Arctic Hysteresis Under a Moderate Climate Overshoot

Failure to meet temperature targets through policy inaction can lead to climate overshoots, scenarios where global mean surface temperature (GMST) exceeds a target in the short term but returns below it later through deployment of negative emissions technologies. The magnitude and impacts of these pathways are poorly quantified-to-date, yet current rates of both greenhouse gas emissions and technological innovation suggest these scenarios are a possible future realization. Although technological advances could enable decarbonization in a few decades, the initial warming has the potential to trigger positive feedbacks and hysteresis in the climate system that could be avoided by staying under a temperature target such as 1.5 ºC above pre-industrial levels as detailed in the Paris Agreement. Overshoot scenarios are an important possible future climate pathway, yet their potential impacts are not well understood. Here, simulations of a possible overshoot scenario over the 21st century from the U.K. Earth System Model, UKESM1, were analyzed in comparison to a control no-overshoot scenario to determine the climate impacts of a parabolic temperature trend.

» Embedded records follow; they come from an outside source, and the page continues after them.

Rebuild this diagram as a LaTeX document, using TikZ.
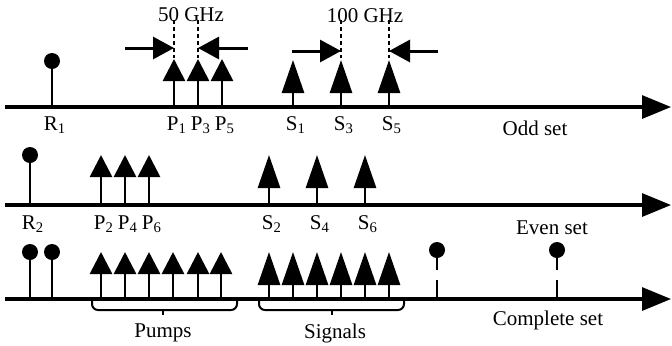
\documentclass[tikz,border=0pt]{standalone}
\usepackage{fontspec}
\setmainfont{Liberation Serif}
\usetikzlibrary{arrows.meta,positioning}

\begin{document}
\begin{tikzpicture}[x=0.5pt,y=-0.5pt,
    font=\fontsize{10.5}{12}\selectfont,
    axis/.style={line width=1.6pt,-{Triangle[length=14.5pt,width=11.5pt]}},
    pumparrow/.style={line width=1.35pt,-{Triangle[length=11pt,width=11pt]}},
    sigarrow/.style={line width=1.35pt,-{Triangle[length=16.5pt,width=11pt]}},
    refline/.style={line width=1.35pt},
    refdot/.style={circle,fill,inner sep=0pt,minimum size=8pt},
    gapline/.style={line width=0.75pt,dash pattern=on 2.2pt off 1.3pt},
    spacing/.style={line width=1.5pt,-{Triangle[length=10.5pt,width=11pt]}},
    brace/.style={line width=1pt,rounded corners=3pt}]
\useasboundingbox (0,0) rectangle (672,345);

% odd set
\draw[axis] (5,107) -- (671,107);
\draw[refline] (52,107) -- (52,61);
\node[refdot] (d1) at (52,61) {};
\node (r1) at (55,125) {R\textsubscript{1}};
\foreach \x/\n in {174/1,198/3,222/5}
{
  \draw[pumparrow] (\x,107) -- (\x,59);
  \node (p\n) at (\x+3,125) {P\textsubscript{\n}};
}
\foreach \x/\n in {293/1,341/3,389/5}
{
  \draw[sigarrow] (\x,107) -- (\x,60);
  \node (s\n) at (\x+3,125) {S\textsubscript{\n}};
}
\node (odd) at (535,128) {Odd set};

% spacings
\draw[gapline] (174,20) -- (174,58);
\draw[gapline] (198,20) -- (198,58);
\draw[spacing] (125,48) -- (174,48);
\draw[spacing] (248,48) -- (198,48);
\node (ghz50) at (191,15) {50 GHz};
\draw[gapline] (341,20) -- (341,58);
\draw[gapline] (389,20) -- (389,58);
\draw[spacing] (292,51) -- (341,51);
\draw[spacing] (438,51) -- (389,51);
\node (ghz100) at (365,16) {100 GHz};

% even set
\draw[axis] (5,205) -- (671,205);
\draw[refline] (30,205) -- (30,155);
\node[refdot] (d2) at (30,155) {};
\node (r2) at (33,224) {R\textsubscript{2}};
\foreach \x/\n in {101/2,125/4,149/6}
{
  \draw[pumparrow] (\x,205) -- (\x,155);
  \node (p\n) at (\x+3,224) {P\textsubscript{\n}};
}
\foreach \x/\n in {269/2,317/4,365/6}
{
  \draw[sigarrow] (\x,205) -- (\x,155);
  \node (s\n) at (\x+3,224) {S\textsubscript{\n}};
}
\node (even) at (552,228) {Even set};

% complete set
\draw[axis] (5,299) -- (671,299);
\foreach \x in {30,52}
{
  \draw[refline] (\x,299) -- (\x,252);
  \node[refdot] at (\x,252) {};
}
\foreach \x in {101,125,149,173,198,221}
  \draw[pumparrow] (\x,299) -- (\x,252);
\foreach \x in {269,293,317,341,365,389}
  \draw[sigarrow] (\x,299) -- (\x,252);
\foreach \x in {437,557}
{
  \node[refdot] at (\x,250) {};
  \draw[refline] (\x,250) -- (\x,270);
  \draw[refline] (\x,280) -- (\x,299);
}
\draw[brace] (92,300) -- (92,310) -- (237,310) -- (237,300);
\draw[brace] (163,310) -- (163,315);
\draw[brace] (259,300) -- (259,310) -- (404,310) -- (404,300);
\draw[brace] (332,310) -- (332,315);
\node (pumps) at (163,333) {Pumps};
\node (signals) at (335,333) {Signals};
\node (complete) at (548,320) {Complete set};
\end{tikzpicture}
\end{document}
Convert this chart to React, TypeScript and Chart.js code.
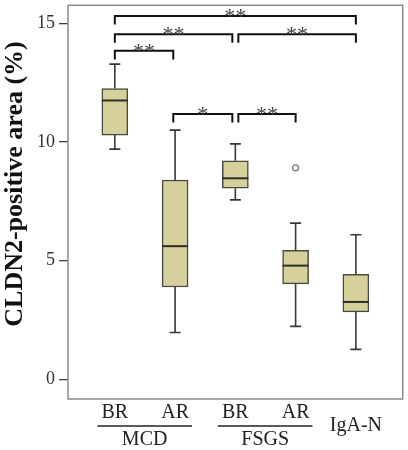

Initial results demonstrate that the Arctic exhibits noticeable hysteresis; warmer temperatures and sea ice loss from a mid-century peak warming of 1.9 ºC above pre-industrial persist despite GMST returning to 1.4 ºC above pre-industrial by 2100. To better understand the mechanisms behind these Arctic impacts, we employed a radiative feedback and energy balance analysis that revealed positive sea ice albedo and lapse rate feedbacks as the major drivers of this strong regional response. These insights deepen our understanding of the earth system and provide further impetus to the importance of rapid mitigation in avoiding long-term climate impacts. Further analysis will focus on possible teleconnections between such polar amplification and mid-latitude weather and climate through changes in climate modes such as the Arctic Oscillation (AO), North Atlantic Oscillation (NAO) and the Atlantic Meridional Overturning Circulation (AMOC).